The paper said hackers might be able to read the smudges on
a smart phone to infer a password, either by taking photos of the screen or by
obtaining the phone and analyzing the screen directly.
The researchers took photos of screens and used a program to analyze the photos closely. They found they could figure out the password over
90 percent of the time. The study used Android phones, which use a graphical pattern
to allow users to unlock the phone. Phones included the Nexus 1.
Market research firm Gartner cut its forecast for growth in enterprise information technology spending worldwide from 4.1 to 2.9 percent on Tuesday.
Gartner reduced its expectations from earlier this year but said the enterprise IT market is still poised to grow both this year and next after suffering a 5.9 percent decline in 2009. Total worldwide enterprise IT spending this year is expected to exceed $2.4 trillion.
“The enterprise IT market will certainly return to growth in 2010, but we now expect it will grow by only 2.9 percent globally, down from 4.1 percent growth we had forecast earlier this year,” said Kenneth Brant, research director at Gartner. “Utilities and the national and international government sectors will experience the strongest growth rates in 2010, with IT spending growing 4.7 and 4 percent respectively in 2010."
An
outpouring of sad remarks arose from the tech community after former
Sen. Ted Stevens (R-Alaska), who had led the Commerce Committee, passed
away in a plane crash on Tuesday. FCC Chairman Julius Genachowski, all four commissioners, Senate Commerce ranking member Kay Bailey
Hutchison (R-Texas), and National Assocation of Broadcasters president
Gordon Smith expressed regret over the loss. Smith said Stevens was a
"towering figure in the U.S. Senate and shepherded some of the most
important legislation through Congress during his tenure on the Senate
Commerce Committee."
Over 150 conservative think tanks, advocacy groups, state legislators and bloggers will send two letters on Wednesday to the Federal Communications Commission (FCC) voicing their opposition to an agency proposal to reclassify broadband as a telecom service. The signatories, which include Grover Norquist of Americans for Tax Reform, Washington Examiner editorial page editor Mark Tapscott, Michelle Malkin and Erick Erickson of RedState, urge the FCC not to move to increase its authority in that way.

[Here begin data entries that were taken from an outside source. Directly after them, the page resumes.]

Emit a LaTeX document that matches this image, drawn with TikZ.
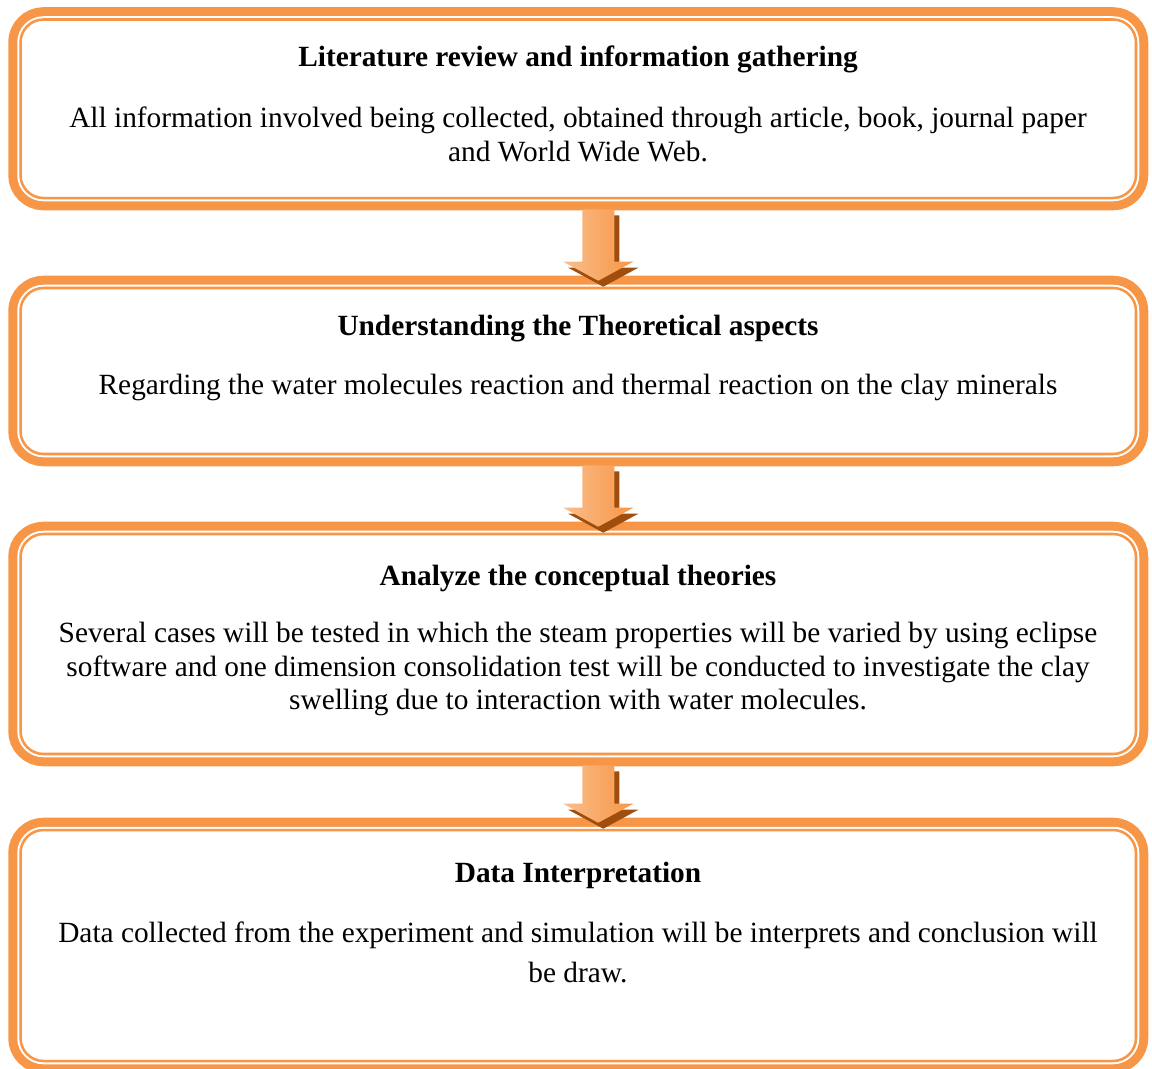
\documentclass[tikz,border=0pt]{standalone}
\usepackage{fontspec}
\setmainfont{Liberation Serif}
\usetikzlibrary{calc}

\definecolor{boxorange}{RGB}{247,150,70}
\definecolor{arrowlight}{RGB}{250,190,140}
\definecolor{arrowdark}{RGB}{160,78,14}

\tikzset{
  stagebox/.style={rectangle, rounded corners=17.25pt, minimum width=836.6pt, inner sep=0pt,
    draw=boxorange, line width=1.9pt, fill=white,
    preaction={draw=boxorange, line width=18.4pt},
    preaction={draw=white, line width=4.9pt}},
  stagetitle/.style={font=\fontsize{22}{25}\selectfont\bfseries, inner sep=0.75pt},
  stagetext/.style={font=\fontsize{22}{25.1}\selectfont, align=center, inner sep=0.75pt},
}

% outline of the block arrow: #1 = top of shaft, #2 = tip
\newcommand{\arrowpath}[2]{($(#1)+(-16,0)$) -- ($(#2)+(-16,-19)$) -- ($(#2)+(-35,-19)$) -- (#2) -- ($(#2)+(35,-19)$) -- ($(#2)+(16,-19)$) -- ($(#1)+(16,0)$) -- cycle}

\begin{document}
\begin{tikzpicture}[x=0.75pt,y=0.75pt,yscale=-1,xscale=1]
\useasboundingbox (0,0) rectangle (1152,1068);

%Rounded Rect: stages
\node[stagebox, minimum height=133.9pt] (b1) at (578.25,108.75) {};
\node[stagebox, minimum height=124.5pt] (b2) at (578.25,371) {};
\node[stagebox, minimum height=165pt] (b3) at (578.25,644) {};
\node[stagebox, minimum height=173.25pt] (b4) at (578.25,945.5) {};

%Block arrows between stages
\foreach \a/\b in {b1/b2, b2/b3, b3/b4}{
  \coordinate (s) at ($(\a.south)+(20,10)$);
  \coordinate (e) at ($(\b.north)+(20,-6)$);
  \coordinate (ss) at ($(s)+(5,6)$);
  \coordinate (es) at ($(e)+(5,6)$);
  \fill[arrowdark] \arrowpath{ss}{es};
  \shade[left color=arrowlight, right color=boxorange] \arrowpath{s}{e};
}

% Text Node
\node[stagetitle] (t1) at (578,59) {Literature review and information gathering};
% Text Node
\node[stagetext] (d1) at (578,134.5) {All information involved being collected, obtained through article, book, journal paper\\and World Wide Web.};
% Text Node
\node[stagetitle] (t2) at (578,329) {Understanding the Theoretical aspects};
% Text Node
\node[stagetext] (d2) at (578,387) {Regarding the water molecules reaction and thermal reaction on the clay minerals};
% Text Node
\node[stagetitle] (t3) at (578,578) {Analyze the conceptual theories};
% Text Node
\node[stagetext] (d3) at (578,669) {Several cases will be tested in which the steam properties will be varied by using eclipse\\software and one dimension consolidation test will be conducted to investigate the clay\\swelling due to interaction with water molecules.};
% Text Node
\node[stagetitle] (t4) at (578,875) {Data Interpretation};
% Text Node
\node[stagetext] (d4) at (578,952) {Data collected from the experiment and simulation will be interprets and conclusion will\\[4.9pt]be draw.};

\end{tikzpicture}
\end{document}
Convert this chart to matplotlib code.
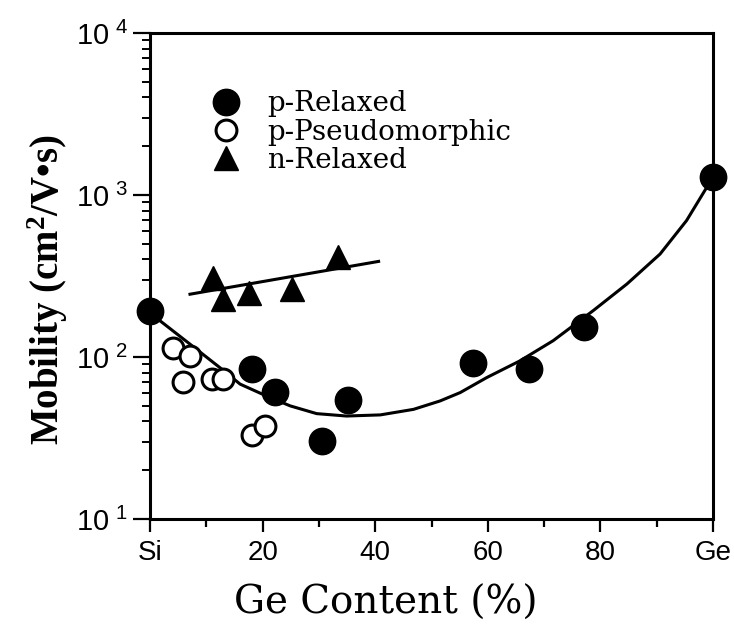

The first letter signed by advocacy groups and state lawmakers accuses the FCC of "relentlessly pursuing a massive regulatory regime that would stifle broadband expansion, create congestion, slow Internet speeds, jeopardize job retention and growth, and lead to higher prices for consumers." The second letter from bloggers and members of the media uses more measured language but argues no net neutrality regulations are necessary and claims the only two known net neutrality violations were halted without the FCC's intervention.
Net neutrality activists buy up Facebook ads. A coalition of progressive groups that oppose a proposed net neutrality framework from Verizon and Google, which the groups said is not strict enough, are buying up ads on Facebook. "Tell Google 'Don't be evil,'" the ads say. The Progressive Change Campaign Committee, a political action committee for candidates on the left, bought the ads.
The Sunlight Foundation questioned the Obama administration's commitment to transparency on Tuesday after the White House announced that ethics czar Norm Eisen would be leaving to serve as ambassador to the Czech Republic.
The White House said Eisen's responsibilities would be assumed by White House counsel Robert Bauer and by Steven P. Croley, who will soon join the Domestic Policy Council. Croley, a University of Michigan Law School professor, advised Obama's transition team on ethics and regulatory reform issues.
In a blog post, Sunlight executive director and co-founder Ellen Miller said the White House's failure to appoint another special ethics adviser showed that the administration's commitment to increasing the transparency of government is "teetering."
"Instead of having a single touch point within the administration, we will now be working with one person who already has more than a full-time job and an academic with no government experience. Sorry, but this doesn’t add up to a strong continuing commitment by the administration to these issues," Miller wrote.